Written instruction
Search the listing below for the string "this" and copy every line where it occurs.

Recorded information
---------------
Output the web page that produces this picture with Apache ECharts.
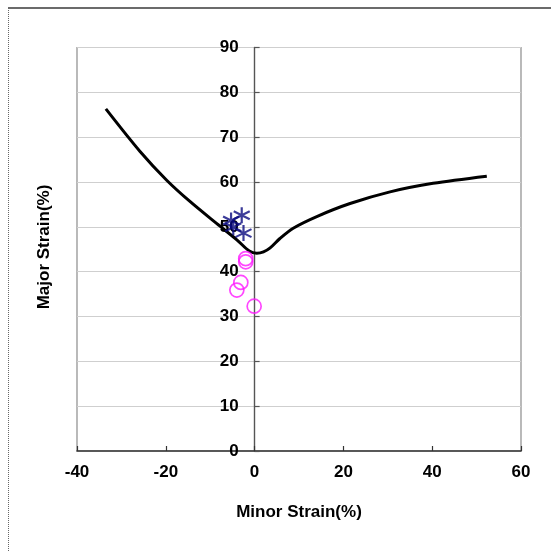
---------------
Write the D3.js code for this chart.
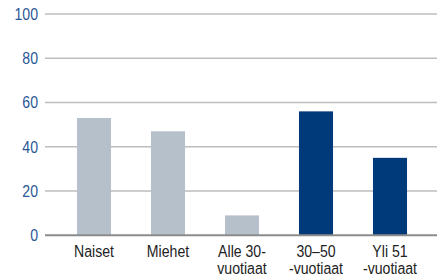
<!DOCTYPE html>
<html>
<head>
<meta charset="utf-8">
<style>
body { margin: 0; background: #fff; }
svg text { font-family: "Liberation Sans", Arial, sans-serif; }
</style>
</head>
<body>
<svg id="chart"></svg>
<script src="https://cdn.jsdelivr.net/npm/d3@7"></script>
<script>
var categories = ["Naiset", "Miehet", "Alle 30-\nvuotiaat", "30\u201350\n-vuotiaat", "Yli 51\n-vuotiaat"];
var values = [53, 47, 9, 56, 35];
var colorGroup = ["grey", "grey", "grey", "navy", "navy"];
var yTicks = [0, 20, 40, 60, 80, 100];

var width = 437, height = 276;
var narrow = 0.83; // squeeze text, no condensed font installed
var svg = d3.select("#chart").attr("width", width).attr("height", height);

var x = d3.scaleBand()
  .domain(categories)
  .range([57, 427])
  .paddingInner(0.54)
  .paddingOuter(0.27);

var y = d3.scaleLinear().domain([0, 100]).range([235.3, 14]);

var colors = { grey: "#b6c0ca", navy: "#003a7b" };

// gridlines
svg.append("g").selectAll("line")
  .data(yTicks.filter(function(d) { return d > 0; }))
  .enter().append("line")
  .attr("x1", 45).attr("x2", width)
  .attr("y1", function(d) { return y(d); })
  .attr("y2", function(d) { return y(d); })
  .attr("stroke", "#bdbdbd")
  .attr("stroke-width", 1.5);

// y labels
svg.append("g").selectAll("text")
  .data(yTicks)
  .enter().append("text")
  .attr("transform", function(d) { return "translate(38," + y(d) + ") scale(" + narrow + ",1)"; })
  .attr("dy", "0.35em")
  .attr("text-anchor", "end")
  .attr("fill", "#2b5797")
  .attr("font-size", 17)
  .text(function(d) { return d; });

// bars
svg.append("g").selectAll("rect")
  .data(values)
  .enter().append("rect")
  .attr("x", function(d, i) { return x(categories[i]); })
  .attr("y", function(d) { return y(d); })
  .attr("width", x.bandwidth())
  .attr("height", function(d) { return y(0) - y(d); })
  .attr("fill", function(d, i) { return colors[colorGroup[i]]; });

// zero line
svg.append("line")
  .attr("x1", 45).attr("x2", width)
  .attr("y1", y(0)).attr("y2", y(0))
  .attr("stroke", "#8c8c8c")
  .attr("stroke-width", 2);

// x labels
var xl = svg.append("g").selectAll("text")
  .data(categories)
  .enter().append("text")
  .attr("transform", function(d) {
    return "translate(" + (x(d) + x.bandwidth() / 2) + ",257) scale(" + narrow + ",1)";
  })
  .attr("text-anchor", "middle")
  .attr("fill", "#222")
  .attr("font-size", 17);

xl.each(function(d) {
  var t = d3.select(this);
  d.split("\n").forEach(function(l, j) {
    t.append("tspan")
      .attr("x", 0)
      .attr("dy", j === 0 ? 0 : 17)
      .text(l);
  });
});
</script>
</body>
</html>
---------------
Correct response
Output the web page that produces this picture with Apache ECharts.
Write the D3.js code for this chart.
  var t = d3.select(this);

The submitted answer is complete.